» Input records
— START —
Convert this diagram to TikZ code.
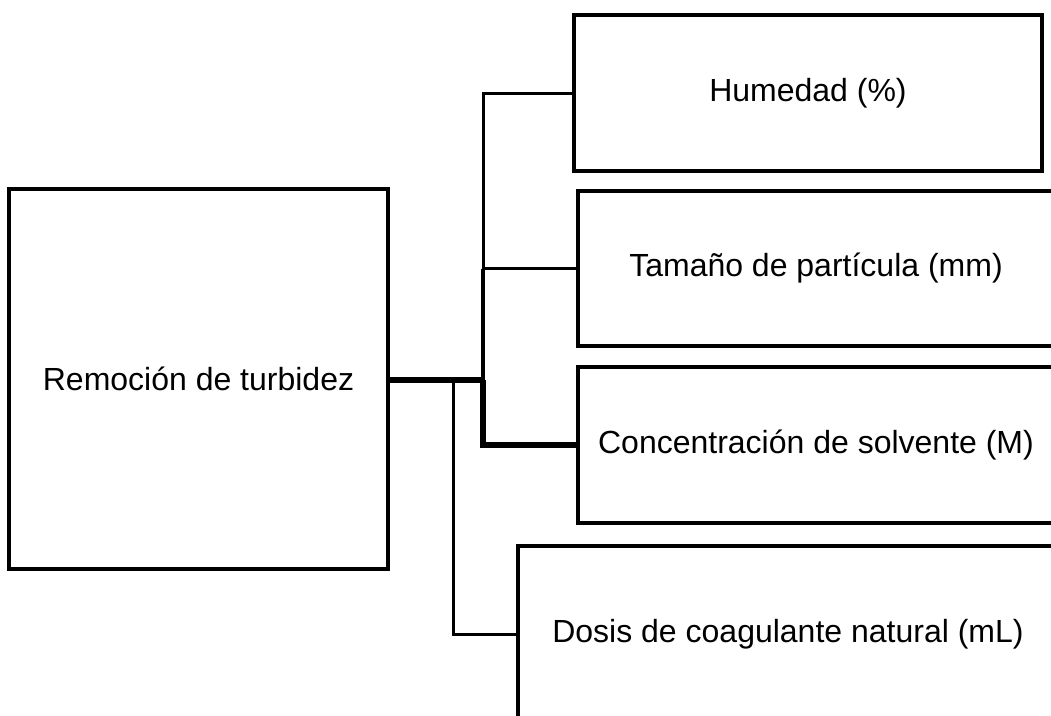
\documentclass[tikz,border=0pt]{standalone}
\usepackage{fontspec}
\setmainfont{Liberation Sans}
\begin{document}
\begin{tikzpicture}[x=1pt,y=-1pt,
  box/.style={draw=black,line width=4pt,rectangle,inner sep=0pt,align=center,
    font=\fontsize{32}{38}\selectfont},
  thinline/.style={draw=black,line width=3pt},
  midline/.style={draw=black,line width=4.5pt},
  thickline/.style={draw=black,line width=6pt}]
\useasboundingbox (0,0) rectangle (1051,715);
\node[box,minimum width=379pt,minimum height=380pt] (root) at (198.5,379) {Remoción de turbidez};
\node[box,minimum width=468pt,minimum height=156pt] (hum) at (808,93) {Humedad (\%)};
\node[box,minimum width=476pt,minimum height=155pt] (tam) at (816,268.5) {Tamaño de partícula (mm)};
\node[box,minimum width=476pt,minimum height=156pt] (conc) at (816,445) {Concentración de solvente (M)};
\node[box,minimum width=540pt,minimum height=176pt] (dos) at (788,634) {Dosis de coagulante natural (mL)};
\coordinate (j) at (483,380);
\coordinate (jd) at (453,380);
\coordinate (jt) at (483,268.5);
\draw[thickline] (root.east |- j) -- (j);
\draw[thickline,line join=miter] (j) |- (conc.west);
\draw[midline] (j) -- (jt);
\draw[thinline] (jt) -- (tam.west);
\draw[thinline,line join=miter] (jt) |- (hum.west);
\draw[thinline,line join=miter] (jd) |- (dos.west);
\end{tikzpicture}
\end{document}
— END —
— START —
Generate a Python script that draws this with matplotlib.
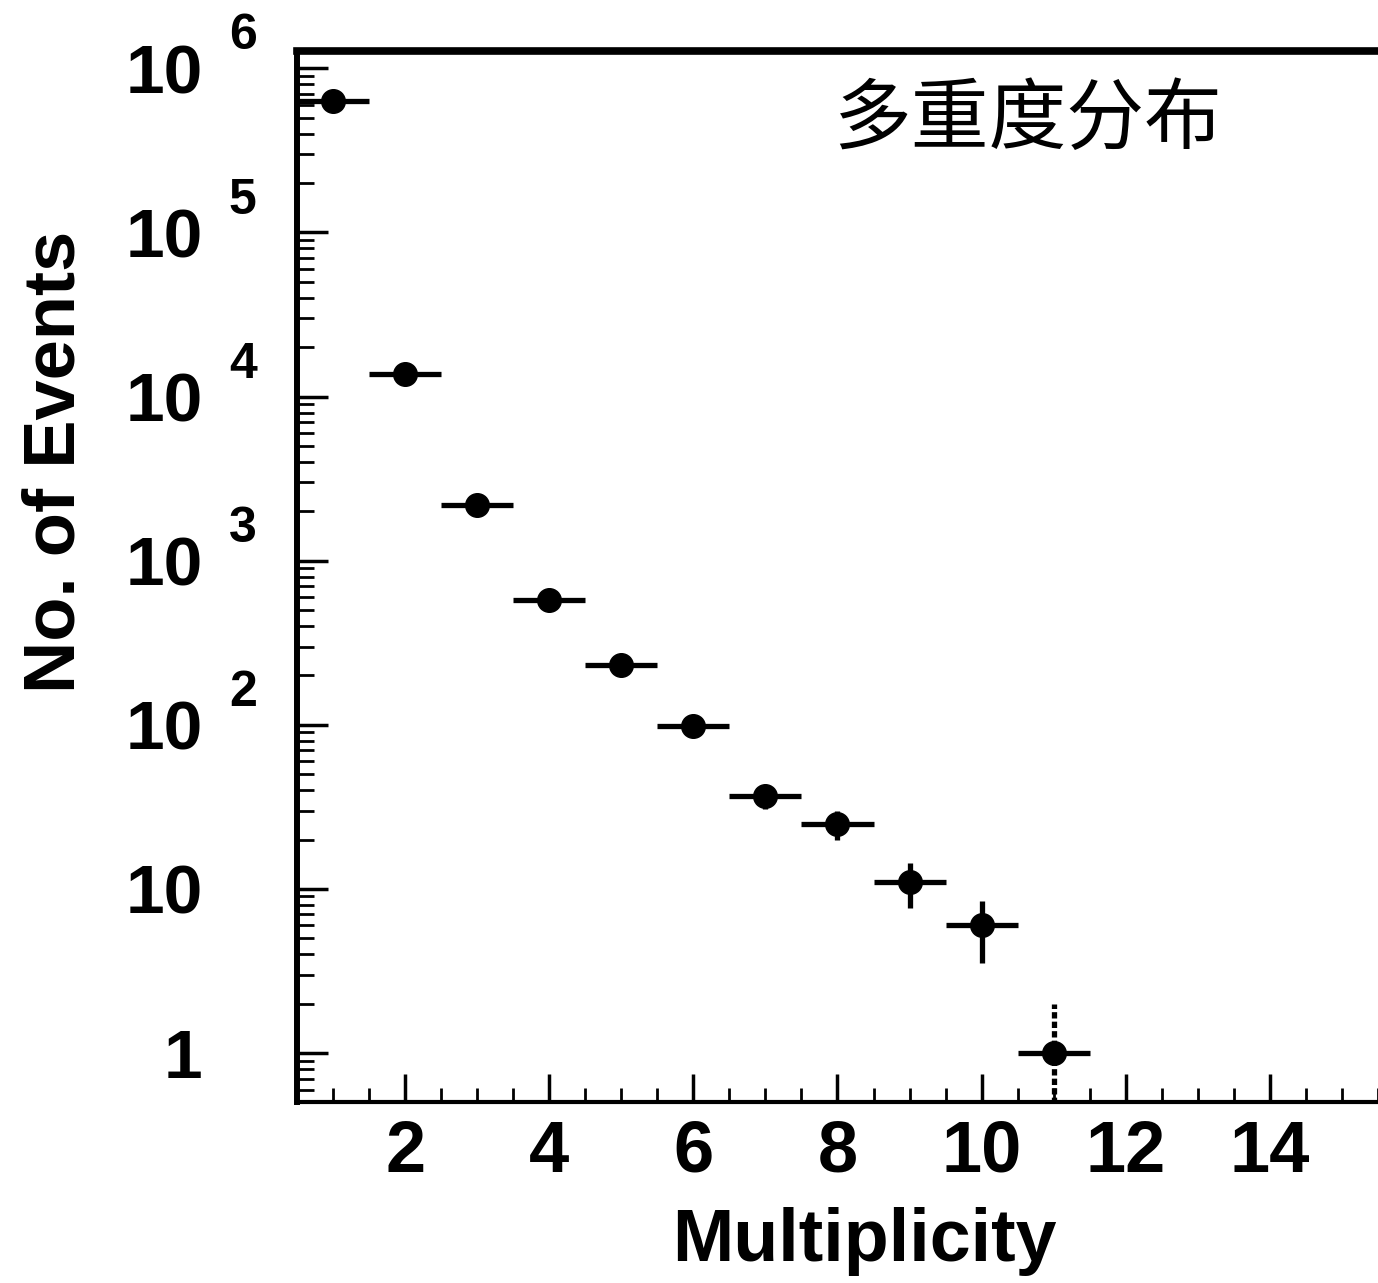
— END —
— START —
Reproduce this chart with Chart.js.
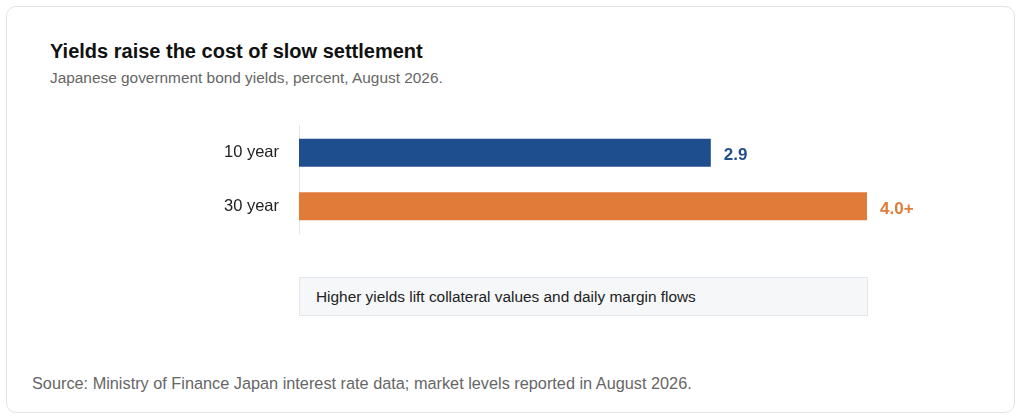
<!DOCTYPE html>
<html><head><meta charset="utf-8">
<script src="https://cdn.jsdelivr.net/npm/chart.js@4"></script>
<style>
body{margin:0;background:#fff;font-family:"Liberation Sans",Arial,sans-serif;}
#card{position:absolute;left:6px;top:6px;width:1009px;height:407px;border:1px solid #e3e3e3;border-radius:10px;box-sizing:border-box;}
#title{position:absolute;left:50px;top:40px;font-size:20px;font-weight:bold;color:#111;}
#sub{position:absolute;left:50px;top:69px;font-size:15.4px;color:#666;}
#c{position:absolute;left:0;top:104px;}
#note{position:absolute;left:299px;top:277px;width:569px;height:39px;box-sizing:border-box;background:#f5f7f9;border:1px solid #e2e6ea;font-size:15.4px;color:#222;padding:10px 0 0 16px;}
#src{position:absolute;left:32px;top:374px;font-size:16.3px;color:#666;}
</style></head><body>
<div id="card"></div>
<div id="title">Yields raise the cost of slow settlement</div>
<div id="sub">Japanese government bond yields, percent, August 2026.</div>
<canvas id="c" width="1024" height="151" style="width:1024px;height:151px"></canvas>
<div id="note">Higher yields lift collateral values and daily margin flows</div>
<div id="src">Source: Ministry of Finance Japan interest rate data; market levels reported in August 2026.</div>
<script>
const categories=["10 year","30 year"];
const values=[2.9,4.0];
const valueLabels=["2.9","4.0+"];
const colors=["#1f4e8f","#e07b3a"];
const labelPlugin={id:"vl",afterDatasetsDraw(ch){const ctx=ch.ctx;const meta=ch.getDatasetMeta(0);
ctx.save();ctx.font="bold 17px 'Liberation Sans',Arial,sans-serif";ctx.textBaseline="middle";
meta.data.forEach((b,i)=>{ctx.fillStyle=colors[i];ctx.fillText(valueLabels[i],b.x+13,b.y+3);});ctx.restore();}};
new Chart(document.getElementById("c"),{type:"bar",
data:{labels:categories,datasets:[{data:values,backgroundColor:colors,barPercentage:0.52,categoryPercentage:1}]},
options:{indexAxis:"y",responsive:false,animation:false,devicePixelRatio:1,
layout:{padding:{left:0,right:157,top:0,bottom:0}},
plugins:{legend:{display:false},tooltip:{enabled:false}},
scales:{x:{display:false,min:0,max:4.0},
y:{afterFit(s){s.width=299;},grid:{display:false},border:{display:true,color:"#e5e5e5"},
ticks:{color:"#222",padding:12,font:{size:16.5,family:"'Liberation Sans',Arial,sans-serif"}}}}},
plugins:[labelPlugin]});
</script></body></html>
— END —
» Challenge
Copy every line of the material in which the word "with" occurs.

» Finished answer
Generate a Python script that draws this with matplotlib.
Reproduce this chart with Chart.js.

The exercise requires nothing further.